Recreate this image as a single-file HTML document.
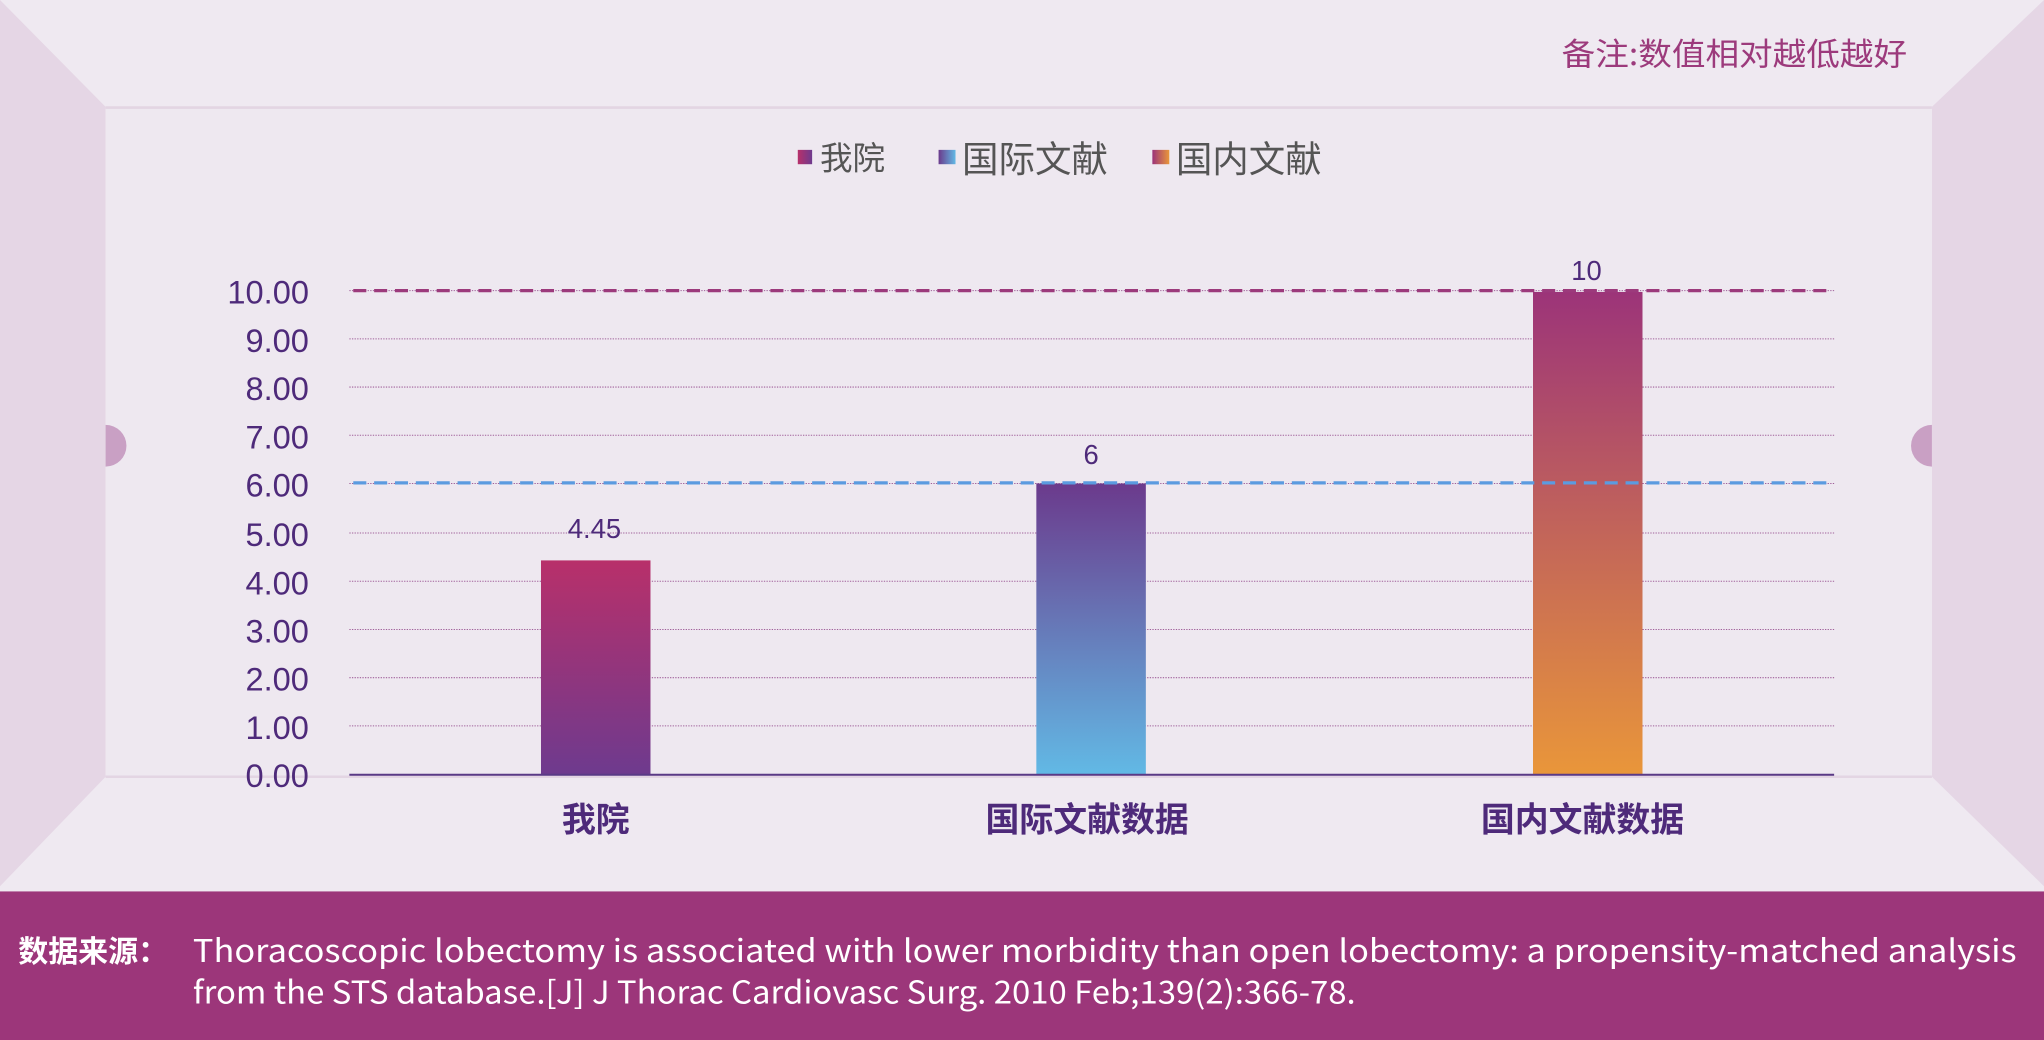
<!DOCTYPE html>
<html><head><meta charset="utf-8"><style>
html,body{margin:0;padding:0;background:#eee8f0;}
svg{display:block;}
text{font-family:"Liberation Sans","Noto Sans CJK SC",sans-serif;}
.cjk{font-family:"Noto Sans CJK SC","Liberation Sans",sans-serif;}
</style></head><body>
<svg width="2044" height="1040" viewBox="0 0 1568 798" preserveAspectRatio="none" xmlns="http://www.w3.org/2000/svg">
<defs>
<linearGradient id="g1" x1="0" y1="0" x2="0" y2="1"><stop offset="0" stop-color="#b8306a"/><stop offset="1" stop-color="#6e3a8e"/></linearGradient>
<linearGradient id="g2" x1="0" y1="0" x2="0" y2="1"><stop offset="0" stop-color="#6b3a8c"/><stop offset="1" stop-color="#62b9e5"/></linearGradient>
<linearGradient id="g3" x1="0" y1="0" x2="0" y2="1"><stop offset="0" stop-color="#9c3479"/><stop offset="1" stop-color="#e9963a"/></linearGradient>
<linearGradient id="l1" x1="0" y1="0" x2="1" y2="0"><stop offset="0" stop-color="#b8306a"/><stop offset="1" stop-color="#6e3a8e"/></linearGradient>
<linearGradient id="l2" x1="0" y1="0" x2="1" y2="0"><stop offset="0" stop-color="#6b3a8c"/><stop offset="1" stop-color="#62b9e5"/></linearGradient>
<linearGradient id="l3" x1="0" y1="0" x2="1" y2="0"><stop offset="0" stop-color="#9c3479"/><stop offset="1" stop-color="#e9963a"/></linearGradient>
</defs>
<rect width="1568" height="798" fill="#efe9f1"/>
<polygon points="0,0 81,82 81,596 0,680" fill="#e5d6e5"/>
<polygon points="1568,0 1482,82 1482,596 1568,680" fill="#e5d6e5"/>
<rect x="81" y="82" width="1401" height="514" fill="#eee8f0"/>
<line x1="81" y1="82.5" x2="1482" y2="82.5" stroke="#e3d5e3" stroke-width="2"/>
<line x1="81" y1="596" x2="1482" y2="596" stroke="#e3d5e3" stroke-width="2"/>
<path d="M81,326 a16,16 0 0 1 0,32 z" fill="#c9a0c4"/>
<path d="M1482,326 a16,16 0 0 0 0,32 z" fill="#c9a0c4"/>
<text x="1463" y="50" text-anchor="end" font-size="24" fill="#9c3a7c" class="cjk" textLength="265" lengthAdjust="spacingAndGlyphs">备注:数值相对越低越好</text>
<rect x="612" y="115" width="11" height="11" fill="url(#l1)"/>
<text x="629" y="130" font-size="25" fill="#555" class="cjk">我院</text>
<rect x="720" y="115" width="13" height="11" fill="url(#l2)"/>
<text x="738" y="132" font-size="28" fill="#555" class="cjk">国际文献</text>
<rect x="884" y="115" width="13" height="11" fill="url(#l3)"/>
<text x="902" y="132" font-size="28" fill="#555" class="cjk">国内文献</text>
<g stroke="#a0609a" stroke-width="0.8" stroke-dasharray="1,1">
<line x1="268" y1="260" x2="1407" y2="260"/><line x1="268" y1="297" x2="1407" y2="297"/>
<line x1="268" y1="334" x2="1407" y2="334"/><line x1="268" y1="371" x2="1407" y2="371"/>
<line x1="268" y1="409" x2="1407" y2="409"/><line x1="268" y1="446" x2="1407" y2="446"/>
<line x1="268" y1="483" x2="1407" y2="483"/><line x1="268" y1="520" x2="1407" y2="520"/>
<line x1="268" y1="557" x2="1407" y2="557"/><line x1="268" y1="223" x2="1407" y2="223"/>
</g>
<rect x="415" y="430" width="84" height="164" fill="url(#g1)"/>
<rect x="795" y="371" width="84" height="223" fill="url(#g2)"/>
<rect x="1176" y="224" width="84" height="370" fill="url(#g3)"/>
<line x1="271" y1="223" x2="1407" y2="223" stroke="#9c3a7c" stroke-width="2.5" stroke-dasharray="10,6"/>
<line x1="271" y1="370.5" x2="1407" y2="370.5" stroke="#5b9be0" stroke-width="2.5" stroke-dasharray="10,6"/>
<line x1="268" y1="594.5" x2="1407" y2="594.5" stroke="#5a3a86" stroke-width="1.5"/>
<g font-size="25" fill="#4e2a7a" text-anchor="end" class="cjk">
<text x="237" y="233">10.00</text><text x="237" y="270">9.00</text><text x="237" y="307">8.00</text>
<text x="237" y="344">7.00</text><text x="237" y="381">6.00</text><text x="237" y="419">5.00</text>
<text x="237" y="456">4.00</text><text x="237" y="493">3.00</text><text x="237" y="530">2.00</text>
<text x="237" y="567">1.00</text><text x="237" y="604">0.00</text>
</g>
<g font-size="21" fill="#4e2a7a" text-anchor="middle" class="cjk">
<text x="456" y="413">4.45</text><text x="837" y="356">6</text><text x="1217" y="215">10</text>
</g>
<g font-size="26" font-weight="bold" fill="#4e2a7a" text-anchor="middle" class="cjk">
<text x="457" y="638">我院</text><text x="834" y="638">国际文献数据</text><text x="1214" y="638">国内文献数据</text>
</g>
<rect x="0" y="684" width="1568" height="114" fill="#9c367a"/>
<text x="14" y="738" font-size="23" font-weight="bold" fill="#fff" class="cjk">数据来源：</text>
<text x="148" y="738" font-size="24" fill="#fff" class="cjk" textLength="1399" lengthAdjust="spacingAndGlyphs">Thoracoscopic lobectomy is associated with lower morbidity than open lobectomy: a propensity-matched analysis</text>
<text x="148" y="770" font-size="24" fill="#fff" class="cjk" textLength="892" lengthAdjust="spacingAndGlyphs">from the STS database.[J] J Thorac Cardiovasc Surg. 2010 Feb;139(2):366-78.</text>
</svg>
</body></html>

───

* Task details: Quote each line of the listing exactly, but leave the pictures out.

* Output of the exercise:
Recreate this image as a single-file HTML document.
<!DOCTYPE html>
<html><head><meta charset="utf-8"><style>
html,body{margin:0;padding:0;background:#eee8f0;}
svg{display:block;}
text{font-family:"Liberation Sans","Noto Sans CJK SC",sans-serif;}
.cjk{font-family:"Noto Sans CJK SC","Liberation Sans",sans-serif;}
</style></head><body>
<svg width="2044" height="1040" viewBox="0 0 1568 798" preserveAspectRatio="none" xmlns="http://www.w3.org/2000/svg">
<defs>
<linearGradient id="g1" x1="0" y1="0" x2="0" y2="1"><stop offset="0" stop-color="#b8306a"/><stop offset="1" stop-color="#6e3a8e"/></linearGradient>
<linearGradient id="g2" x1="0" y1="0" x2="0" y2="1"><stop offset="0" stop-color="#6b3a8c"/><stop offset="1" stop-color="#62b9e5"/></linearGradient>
<linearGradient id="g3" x1="0" y1="0" x2="0" y2="1"><stop offset="0" stop-color="#9c3479"/><stop offset="1" stop-color="#e9963a"/></linearGradient>
<linearGradient id="l1" x1="0" y1="0" x2="1" y2="0"><stop offset="0" stop-color="#b8306a"/><stop offset="1" stop-color="#6e3a8e"/></linearGradient>
<linearGradient id="l2" x1="0" y1="0" x2="1" y2="0"><stop offset="0" stop-color="#6b3a8c"/><stop offset="1" stop-color="#62b9e5"/></linearGradient>
<linearGradient id="l3" x1="0" y1="0" x2="1" y2="0"><stop offset="0" stop-color="#9c3479"/><stop offset="1" stop-color="#e9963a"/></linearGradient>
</defs>
<rect width="1568" height="798" fill="#efe9f1"/>
<polygon points="0,0 81,82 81,596 0,680" fill="#e5d6e5"/>
<polygon points="1568,0 1482,82 1482,596 1568,680" fill="#e5d6e5"/>
<rect x="81" y="82" width="1401" height="514" fill="#eee8f0"/>
<line x1="81" y1="82.5" x2="1482" y2="82.5" stroke="#e3d5e3" stroke-width="2"/>
<line x1="81" y1="596" x2="1482" y2="596" stroke="#e3d5e3" stroke-width="2"/>
<path d="M81,326 a16,16 0 0 1 0,32 z" fill="#c9a0c4"/>
<path d="M1482,326 a16,16 0 0 0 0,32 z" fill="#c9a0c4"/>
<text x="1463" y="50" text-anchor="end" font-size="24" fill="#9c3a7c" class="cjk" textLength="265" lengthAdjust="spacingAndGlyphs">备注:数值相对越低越好</text>
<rect x="612" y="115" width="11" height="11" fill="url(#l1)"/>
<text x="629" y="130" font-size="25" fill="#555" class="cjk">我院</text>
<rect x="720" y="115" width="13" height="11" fill="url(#l2)"/>
<text x="738" y="132" font-size="28" fill="#555" class="cjk">国际文献</text>
<rect x="884" y="115" width="13" height="11" fill="url(#l3)"/>
<text x="902" y="132" font-size="28" fill="#555" class="cjk">国内文献</text>
<g stroke="#a0609a" stroke-width="0.8" stroke-dasharray="1,1">
<line x1="268" y1="260" x2="1407" y2="260"/><line x1="268" y1="297" x2="1407" y2="297"/>
<line x1="268" y1="334" x2="1407" y2="334"/><line x1="268" y1="371" x2="1407" y2="371"/>
<line x1="268" y1="409" x2="1407" y2="409"/><line x1="268" y1="446" x2="1407" y2="446"/>
<line x1="268" y1="483" x2="1407" y2="483"/><line x1="268" y1="520" x2="1407" y2="520"/>
<line x1="268" y1="557" x2="1407" y2="557"/><line x1="268" y1="223" x2="1407" y2="223"/>
</g>
<rect x="415" y="430" width="84" height="164" fill="url(#g1)"/>
<rect x="795" y="371" width="84" height="223" fill="url(#g2)"/>
<rect x="1176" y="224" width="84" height="370" fill="url(#g3)"/>
<line x1="271" y1="223" x2="1407" y2="223" stroke="#9c3a7c" stroke-width="2.5" stroke-dasharray="10,6"/>
<line x1="271" y1="370.5" x2="1407" y2="370.5" stroke="#5b9be0" stroke-width="2.5" stroke-dasharray="10,6"/>
<line x1="268" y1="594.5" x2="1407" y2="594.5" stroke="#5a3a86" stroke-width="1.5"/>
<g font-size="25" fill="#4e2a7a" text-anchor="end" class="cjk">
<text x="237" y="233">10.00</text><text x="237" y="270">9.00</text><text x="237" y="307">8.00</text>
<text x="237" y="344">7.00</text><text x="237" y="381">6.00</text><text x="237" y="419">5.00</text>
<text x="237" y="456">4.00</text><text x="237" y="493">3.00</text><text x="237" y="530">2.00</text>
<text x="237" y="567">1.00</text><text x="237" y="604">0.00</text>
</g>
<g font-size="21" fill="#4e2a7a" text-anchor="middle" class="cjk">
<text x="456" y="413">4.45</text><text x="837" y="356">6</text><text x="1217" y="215">10</text>
</g>
<g font-size="26" font-weight="bold" fill="#4e2a7a" text-anchor="middle" class="cjk">
<text x="457" y="638">我院</text><text x="834" y="638">国际文献数据</text><text x="1214" y="638">国内文献数据</text>
</g>
<rect x="0" y="684" width="1568" height="114" fill="#9c367a"/>
<text x="14" y="738" font-size="23" font-weight="bold" fill="#fff" class="cjk">数据来源：</text>
<text x="148" y="738" font-size="24" fill="#fff" class="cjk" textLength="1399" lengthAdjust="spacingAndGlyphs">Thoracoscopic lobectomy is associated with lower morbidity than open lobectomy: a propensity-matched analysis</text>
<text x="148" y="770" font-size="24" fill="#fff" class="cjk" textLength="892" lengthAdjust="spacingAndGlyphs">from the STS database.[J] J Thorac Cardiovasc Surg. 2010 Feb;139(2):366-78.</text>
</svg>
</body></html>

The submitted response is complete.